▸ **PROBLEM TO SOLVE**
Would you pull out every line of the material that contains the string "this"?

▸ **SUPPLIED DATA**

────────────────

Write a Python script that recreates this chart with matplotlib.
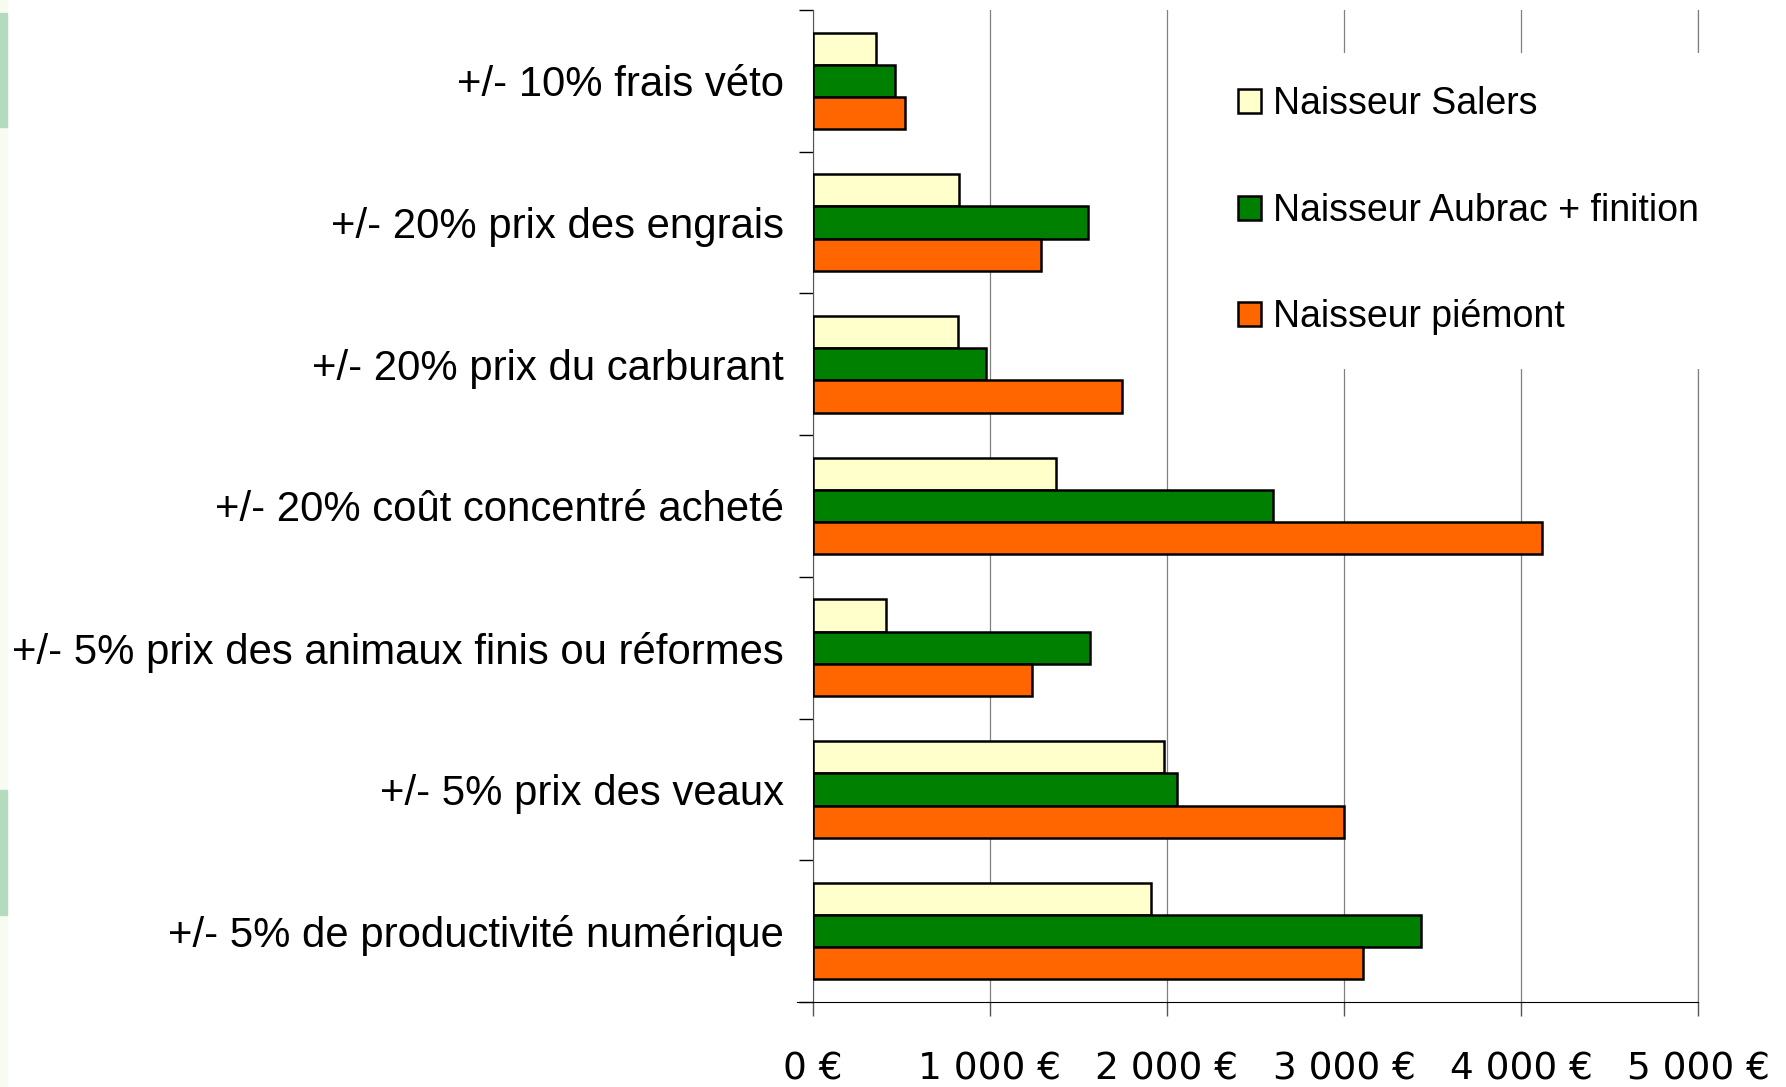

────────────────

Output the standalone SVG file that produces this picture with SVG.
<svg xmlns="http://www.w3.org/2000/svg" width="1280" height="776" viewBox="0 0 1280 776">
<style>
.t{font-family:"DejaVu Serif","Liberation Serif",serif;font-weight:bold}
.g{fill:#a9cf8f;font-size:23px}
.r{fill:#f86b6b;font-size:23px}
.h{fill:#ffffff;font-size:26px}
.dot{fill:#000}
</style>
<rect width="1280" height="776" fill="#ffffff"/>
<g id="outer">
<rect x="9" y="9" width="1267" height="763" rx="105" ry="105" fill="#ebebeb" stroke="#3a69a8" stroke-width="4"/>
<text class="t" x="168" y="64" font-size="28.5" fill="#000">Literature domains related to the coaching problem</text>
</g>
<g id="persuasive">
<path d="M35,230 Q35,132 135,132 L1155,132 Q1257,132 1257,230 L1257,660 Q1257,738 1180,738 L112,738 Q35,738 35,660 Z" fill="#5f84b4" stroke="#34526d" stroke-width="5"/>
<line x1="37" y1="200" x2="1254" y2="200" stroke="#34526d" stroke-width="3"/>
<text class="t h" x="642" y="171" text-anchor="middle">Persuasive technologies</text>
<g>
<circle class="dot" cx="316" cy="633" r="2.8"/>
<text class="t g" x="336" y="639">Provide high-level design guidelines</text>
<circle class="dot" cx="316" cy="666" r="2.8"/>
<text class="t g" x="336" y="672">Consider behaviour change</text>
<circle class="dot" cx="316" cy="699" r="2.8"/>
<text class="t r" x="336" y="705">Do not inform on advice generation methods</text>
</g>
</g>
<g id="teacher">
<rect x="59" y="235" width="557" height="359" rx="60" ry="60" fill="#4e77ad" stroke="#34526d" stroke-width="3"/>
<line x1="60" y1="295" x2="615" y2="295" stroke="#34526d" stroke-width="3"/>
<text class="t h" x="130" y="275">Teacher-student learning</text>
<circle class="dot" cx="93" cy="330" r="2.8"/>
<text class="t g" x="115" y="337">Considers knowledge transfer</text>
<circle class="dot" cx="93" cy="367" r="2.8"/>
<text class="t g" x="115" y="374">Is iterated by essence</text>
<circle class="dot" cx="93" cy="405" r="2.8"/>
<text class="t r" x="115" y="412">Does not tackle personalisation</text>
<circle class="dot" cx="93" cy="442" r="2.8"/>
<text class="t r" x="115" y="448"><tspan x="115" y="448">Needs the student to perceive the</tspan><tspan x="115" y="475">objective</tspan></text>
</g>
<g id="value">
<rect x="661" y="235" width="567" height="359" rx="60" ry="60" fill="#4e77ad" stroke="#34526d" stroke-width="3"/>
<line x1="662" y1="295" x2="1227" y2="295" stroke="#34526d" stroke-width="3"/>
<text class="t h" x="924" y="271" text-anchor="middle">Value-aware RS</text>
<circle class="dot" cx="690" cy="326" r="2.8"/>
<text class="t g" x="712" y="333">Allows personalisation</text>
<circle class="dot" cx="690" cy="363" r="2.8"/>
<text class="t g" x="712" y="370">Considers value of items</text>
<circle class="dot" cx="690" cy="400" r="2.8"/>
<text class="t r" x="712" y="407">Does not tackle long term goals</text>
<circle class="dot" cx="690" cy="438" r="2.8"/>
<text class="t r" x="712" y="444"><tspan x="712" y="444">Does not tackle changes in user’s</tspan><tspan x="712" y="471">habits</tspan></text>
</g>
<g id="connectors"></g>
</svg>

────────────────

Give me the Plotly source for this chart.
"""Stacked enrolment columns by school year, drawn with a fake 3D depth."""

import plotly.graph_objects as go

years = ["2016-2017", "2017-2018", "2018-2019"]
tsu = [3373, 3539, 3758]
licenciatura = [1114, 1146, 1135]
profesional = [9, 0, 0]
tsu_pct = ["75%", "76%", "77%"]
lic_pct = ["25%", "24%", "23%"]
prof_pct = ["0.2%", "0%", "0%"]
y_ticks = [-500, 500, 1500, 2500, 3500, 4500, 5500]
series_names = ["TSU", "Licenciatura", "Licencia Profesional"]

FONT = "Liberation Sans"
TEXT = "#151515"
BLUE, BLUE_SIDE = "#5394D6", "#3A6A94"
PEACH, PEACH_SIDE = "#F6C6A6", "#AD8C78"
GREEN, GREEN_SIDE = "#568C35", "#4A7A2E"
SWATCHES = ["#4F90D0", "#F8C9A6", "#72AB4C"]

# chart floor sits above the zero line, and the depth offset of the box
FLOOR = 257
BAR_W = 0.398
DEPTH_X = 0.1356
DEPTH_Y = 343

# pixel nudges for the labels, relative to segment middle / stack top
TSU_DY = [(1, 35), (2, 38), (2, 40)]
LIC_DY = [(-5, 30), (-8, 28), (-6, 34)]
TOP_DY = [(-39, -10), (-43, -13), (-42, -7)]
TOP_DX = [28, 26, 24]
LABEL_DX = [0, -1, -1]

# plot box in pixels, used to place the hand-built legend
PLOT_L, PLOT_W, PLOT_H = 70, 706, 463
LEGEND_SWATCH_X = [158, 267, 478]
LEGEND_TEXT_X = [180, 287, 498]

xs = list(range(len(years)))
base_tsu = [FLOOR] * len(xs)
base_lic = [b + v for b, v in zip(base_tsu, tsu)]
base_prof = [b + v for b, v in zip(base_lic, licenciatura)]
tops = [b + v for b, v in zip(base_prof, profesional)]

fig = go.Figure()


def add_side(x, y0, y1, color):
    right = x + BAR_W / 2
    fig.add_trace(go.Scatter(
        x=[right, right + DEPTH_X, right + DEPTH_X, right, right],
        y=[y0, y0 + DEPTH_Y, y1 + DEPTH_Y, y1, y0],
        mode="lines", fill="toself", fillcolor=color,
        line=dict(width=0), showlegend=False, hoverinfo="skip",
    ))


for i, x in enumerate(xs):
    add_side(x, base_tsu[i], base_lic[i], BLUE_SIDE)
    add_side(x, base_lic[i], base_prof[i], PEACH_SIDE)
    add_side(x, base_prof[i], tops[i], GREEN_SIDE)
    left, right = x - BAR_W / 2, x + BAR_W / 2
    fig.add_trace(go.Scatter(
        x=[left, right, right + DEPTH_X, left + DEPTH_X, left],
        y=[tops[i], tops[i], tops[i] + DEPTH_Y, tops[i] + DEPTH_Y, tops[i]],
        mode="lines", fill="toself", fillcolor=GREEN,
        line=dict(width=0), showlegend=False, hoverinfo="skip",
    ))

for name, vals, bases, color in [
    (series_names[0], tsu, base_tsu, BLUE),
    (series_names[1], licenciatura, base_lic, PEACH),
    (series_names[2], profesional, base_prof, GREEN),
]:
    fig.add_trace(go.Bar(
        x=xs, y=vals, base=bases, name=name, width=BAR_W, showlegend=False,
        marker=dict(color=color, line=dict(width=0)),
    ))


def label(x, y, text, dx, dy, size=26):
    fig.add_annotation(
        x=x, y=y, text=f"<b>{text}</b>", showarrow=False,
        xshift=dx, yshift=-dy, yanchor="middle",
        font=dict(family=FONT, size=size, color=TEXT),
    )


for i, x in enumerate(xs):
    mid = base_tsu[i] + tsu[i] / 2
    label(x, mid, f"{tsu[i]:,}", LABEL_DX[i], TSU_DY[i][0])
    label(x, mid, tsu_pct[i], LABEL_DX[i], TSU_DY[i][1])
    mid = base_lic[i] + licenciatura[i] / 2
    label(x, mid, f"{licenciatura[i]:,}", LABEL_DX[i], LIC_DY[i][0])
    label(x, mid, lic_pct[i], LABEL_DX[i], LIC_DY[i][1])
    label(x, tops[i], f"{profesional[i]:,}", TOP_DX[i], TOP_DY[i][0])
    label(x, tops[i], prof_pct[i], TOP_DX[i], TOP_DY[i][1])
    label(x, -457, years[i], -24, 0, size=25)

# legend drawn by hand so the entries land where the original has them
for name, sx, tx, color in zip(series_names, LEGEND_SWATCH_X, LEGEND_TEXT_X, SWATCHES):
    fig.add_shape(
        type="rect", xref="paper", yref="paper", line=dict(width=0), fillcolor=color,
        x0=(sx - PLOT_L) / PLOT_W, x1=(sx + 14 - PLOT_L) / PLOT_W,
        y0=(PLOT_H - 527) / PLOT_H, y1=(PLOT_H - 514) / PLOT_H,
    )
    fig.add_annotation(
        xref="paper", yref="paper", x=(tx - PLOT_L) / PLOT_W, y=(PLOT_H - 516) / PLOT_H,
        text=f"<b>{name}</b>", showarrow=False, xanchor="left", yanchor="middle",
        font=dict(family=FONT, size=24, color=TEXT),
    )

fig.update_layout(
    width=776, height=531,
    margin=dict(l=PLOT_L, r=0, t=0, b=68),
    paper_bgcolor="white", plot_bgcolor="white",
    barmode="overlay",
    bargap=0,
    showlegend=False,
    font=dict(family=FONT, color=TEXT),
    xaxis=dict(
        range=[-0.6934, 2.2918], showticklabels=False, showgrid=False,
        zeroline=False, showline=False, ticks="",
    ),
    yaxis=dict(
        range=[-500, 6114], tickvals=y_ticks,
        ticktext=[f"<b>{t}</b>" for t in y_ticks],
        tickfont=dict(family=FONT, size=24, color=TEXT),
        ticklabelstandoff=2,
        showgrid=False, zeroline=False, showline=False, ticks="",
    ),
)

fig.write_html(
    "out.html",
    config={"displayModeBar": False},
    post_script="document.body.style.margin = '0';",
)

────────────────

▸ **ANSWER TO THE EXERCISE**
Write a Python script that recreates this chart with matplotlib.
Output the standalone SVG file that produces this picture with SVG.
Give me the Plotly source for this chart.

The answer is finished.